Any and all disputes arising out of, or in connection with this Agreement or with transactions in any way related to this Agreement and/or the relationship between the parties shall be litigated solely and exclusively before the United States District Court for the District of South Dakota, Southern Division. The parties waive, fully and completely, any right to dismiss and/or transfer any action pursuant to 28 U.S.C.S. 1404 or 1406 (or any successor statute). In the event the United States District Court for the District of South Dakota does not have subject matter jurisdiction of said matter, then such matter shall be litigated solely and exclusively before the appropriate state court of competent jurisdiction located in Sioux Falls, South Dakota, USA. The parties consent to the in personam jurisdiction of said federal and state courts for the purposes of any such litigation.

Change to the Terms of Sale.

Sencore reserves the right to change these Terms of Sale at any time without notice.

Relationship of Parties.

The parties acknowledge that they are independent contractors and no other relationship, including partnership, joint venture, employment, franchise, master/servant or principal/agent, is intended by this Agreement.
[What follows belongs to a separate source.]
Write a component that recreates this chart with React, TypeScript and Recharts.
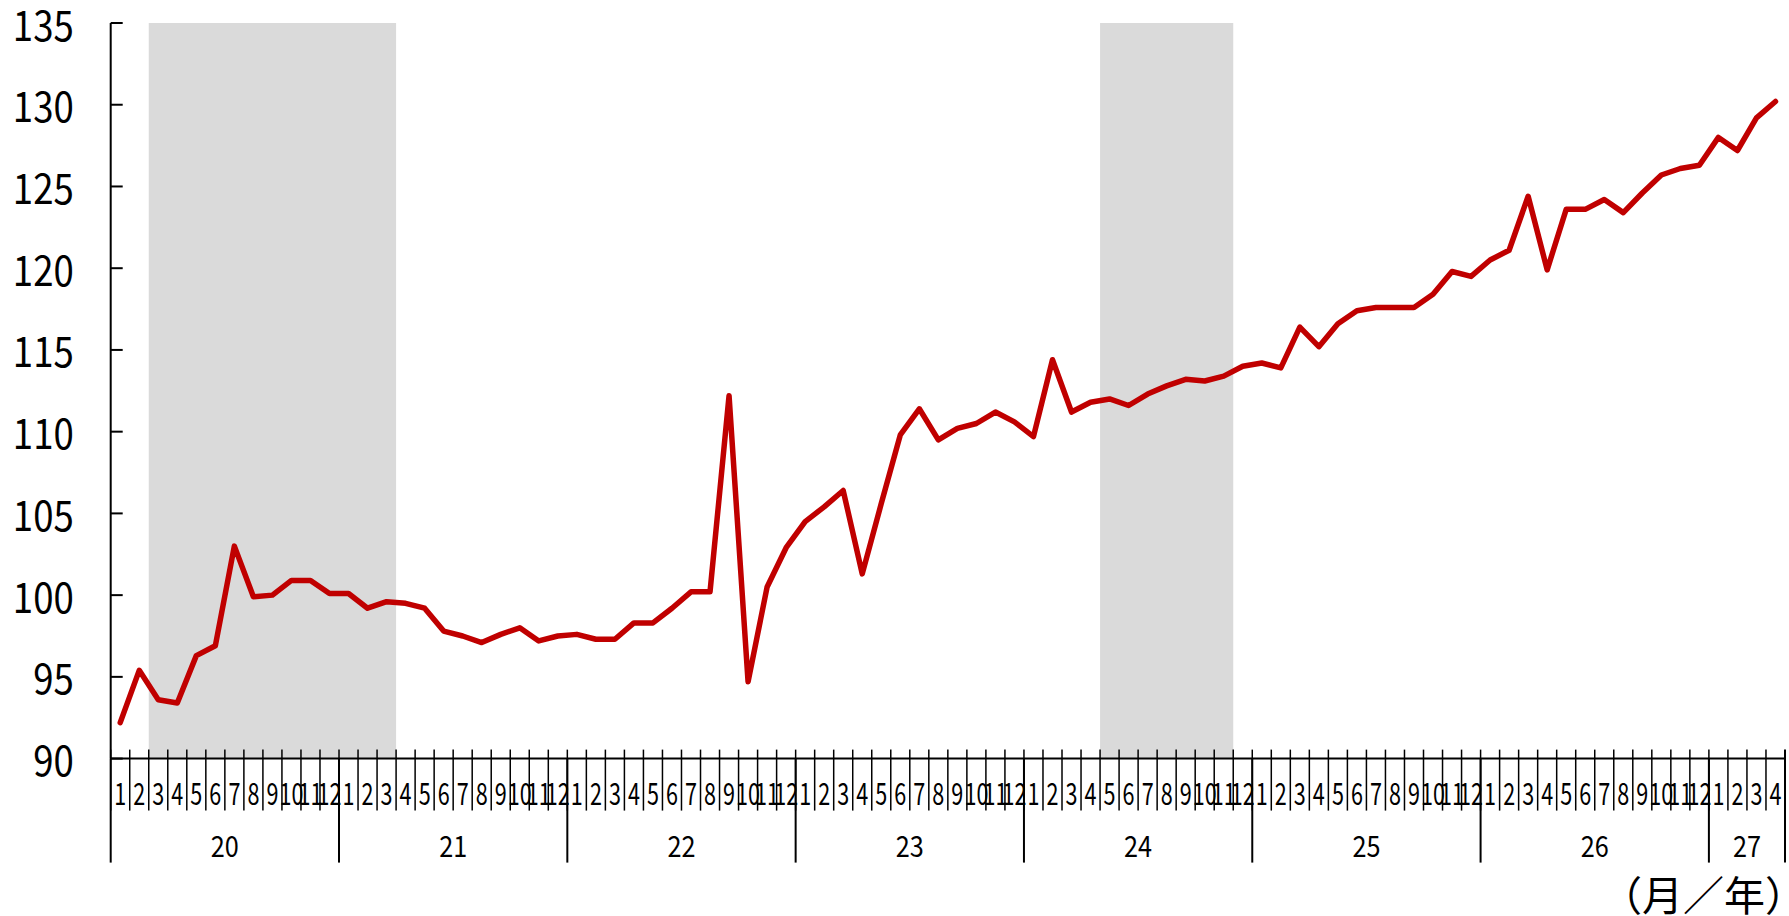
import { LineChart, Line, XAxis, YAxis, ReferenceArea } from "recharts";

// monthly index, Jan 2020 .. Apr 2027
const years = ["20", "21", "22", "23", "24", "25", "26", "27"];
const months = ["1", "2", "3", "4", "5", "6", "7", "8", "9", "10", "11", "12"];

const values = [
  // 20
  92.2, 95.4, 93.6, 93.4, 96.3, 96.9, 103.0, 99.9, 100.0, 100.9, 100.9, 100.1,
  // 21
  100.1, 99.2, 99.6, 99.5, 99.2, 97.8, 97.5, 97.1, 97.6, 98.0, 97.2, 97.5,
  // 22
  97.6, 97.3, 97.3, 98.3, 98.3, 99.2, 100.2, 100.2, 112.2, 94.7, 100.5, 102.9,
  // 23
  104.5, 105.4, 106.4, 101.3, 105.6, 109.8, 111.4, 109.5, 110.2, 110.5, 111.2, 110.6,
  // 24
  109.7, 114.4, 111.2, 111.8, 112.0, 111.6, 112.3, 112.8, 113.2, 113.1, 113.4, 114.0,
  // 25
  114.2, 113.9, 116.4, 115.2, 116.6, 117.4, 117.6, 117.6, 117.6, 118.4, 119.8, 119.5,
  // 26
  120.5, 121.1, 124.4, 119.9, 123.6, 123.6, 124.2, 123.4, 124.6, 125.7, 126.1, 126.3,
  // 27
  128.0, 127.2, 129.2, 130.2,
];

const shadedPeriods = [
  { from: "20/3", to: "21/3" },
  { from: "24/5", to: "24/11" },
];

const yTicks = [90, 95, 100, 105, 110, 115, 120, 125, 130, 135];
const unitLabel = "（月／年）";

const data = years
  .flatMap((year) => months.map((month) => ({ year, month })))
  .slice(0, values.length)
  .map((p, i) => ({ key: `${p.year}/${p.month}`, year: p.year, month: p.month, index: i, value: values[i] }));

const rowByKey: Record<string, (typeof data)[number]> = {};
data.forEach((d) => (rowByKey[d.key] = d));
const monthsInYear: Record<string, number> = {};
data.forEach((d) => (monthsInYear[d.year] = (monthsInYear[d.year] || 0) + 1));

const W = 1789;
const H = 916;
const PLOT_LEFT = 110.7;
const PLOT_RIGHT = 1785;
const PLOT_TOP = 23;
const AXIS_Y = 758.6;
const HALF = (PLOT_RIGHT - PLOT_LEFT) / values.length / 2;

const FONT = '"Noto Sans CJK JP", "Noto Sans", sans-serif';

function YTick(props: any) {
  const { x, y, payload } = props;
  return (
    <g>
      <line x1={x} x2={x + 12} y1={y} y2={y} stroke="#000" strokeWidth={2} />
      <text
        transform={`translate(${x - 37},${y + 17.5}) scale(0.87,1)`}
        textAnchor="end"
        fontSize={42}
        fontFamily={FONT}
        fill="#000"
      >
        {payload.value}
      </text>
    </g>
  );
}

function MonthTick(props: any) {
  const { x, y, payload } = props;
  const row = rowByKey[payload.value];
  if (!row) return null;
  const left = x - HALF;
  const right = x + HALF;
  const isLast = row.index === data.length - 1;
  const startsYear = row.month === "1";
  const yearCenter = left + monthsInYear[row.year] * HALF;
  return (
    <g>
      <line x1={left} x2={left} y1={y - 9} y2={y + 52} stroke="#000" strokeWidth={1.5} />
      <text
        transform={`translate(${x},${y + 46.5}) scale(0.72,1)`}
        textAnchor="middle"
        fontSize={30}
        fontFamily={FONT}
        fill="#000"
      >
        {row.month}
      </text>
      {startsYear && (
        <>
          <line x1={left} x2={left} y1={y} y2={y + 104} stroke="#000" strokeWidth={2} />
          <text
            transform={`translate(${yearCenter},${y + 98}) scale(0.87,1)`}
            textAnchor="middle"
            fontSize={29}
            fontFamily={FONT}
            fill="#000"
          >
            {row.year}
          </text>
        </>
      )}
      {isLast && (
        <>
          <line x1={right} x2={right} y1={y - 9} y2={y + 104} stroke="#000" strokeWidth={2} />
          <text x={right + 21} y={y + 152.4} textAnchor="end" fontSize={41} fontFamily={FONT} fill="#000">
            {unitLabel}
          </text>
        </>
      )}
    </g>
  );
}

export default function App() {
  return (
    <div style={{ position: "absolute", left: 0, top: 0, width: W, height: H, background: "#fff" }}>
      <LineChart
        width={W}
        height={H}
        data={data}
        margin={{ top: PLOT_TOP, right: W - PLOT_RIGHT, bottom: 0, left: 0 }}
      >
        {shadedPeriods.map((s) => (
          <ReferenceArea
            key={s.from}
            x1={s.from}
            x2={s.to}
            y1={90}
            y2={135}
            fill="#dadada"
            fillOpacity={1}
            stroke="none"
          />
        ))}
        <XAxis
          dataKey="key"
          type="category"
          scale="band"
          interval={0}
          height={H - AXIS_Y}
          tickLine={false}
          tickSize={0}
          tickMargin={0}
          axisLine={{ stroke: "#000", strokeWidth: 2 }}
          tick={(p: any) => <MonthTick {...p} />}
        />
        <YAxis
          type="number"
          domain={[90, 135]}
          ticks={yTicks}
          interval={0}
          width={PLOT_LEFT}
          tickLine={false}
          tickSize={0}
          tickMargin={0}
          axisLine={{ stroke: "#000", strokeWidth: 2 }}
          tick={(p: any) => <YTick {...p} />}
        />
        <Line
          dataKey="value"
          stroke="#c00000"
          strokeWidth={5.5}
          strokeLinejoin="round"
          strokeLinecap="round"
          dot={false}
          activeDot={false}
          isAnimationActive={false}
        />
      </LineChart>
    </div>
  );
}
Neither party shall have the right to bind or obligate the other.

Force Majeure.

Neither party shall be liable to the other party for any delay or non-performance by reason of act of God, fire, explosion, flood, windstorm, earthquake, trade embargoes, governmental regulations, war, civil unrest, or any other cause beyond such party's reasonable control, except for payment obligations.

General.

In the event of any suit or action to enforce or interpret this Agreement or any provision thereof, the prevailing party shall be entitled to recover its costs, expenses and reasonable attorney fees, both at trial and on appeal, in addition to all other sums allowed by law. The failure of either party to insist upon strict performance of any provision of the Order shall not be construed as a waiver of any subsequent breach of the same or similar nature. This Agreement is executed in the English language and interpretation or construction of this Agreement shall be based solely on the English language. This Agreement sets forth the entire, final and complete understanding between the parties, or their predecessors, successors or assigns hereto relevant to the subject matter of this Agreement, and it supersedes, cancels, and replaces all previous understandings or agreements, written, oral, or implied, relevant to the distribution of the Company’s products made or existing before the date of this Agreement. No change, modification, or revision of this Agreement shall be effective unless agreed to in writing and signed by both parties. If for any reason any provision of this Agreement is adjudicated to be unenforceable, that provision of the Agreement will be enforced to the maximum extent permissible so as to effect the intent of the parties, and the remainder of this Agreement will continue in full force and effect.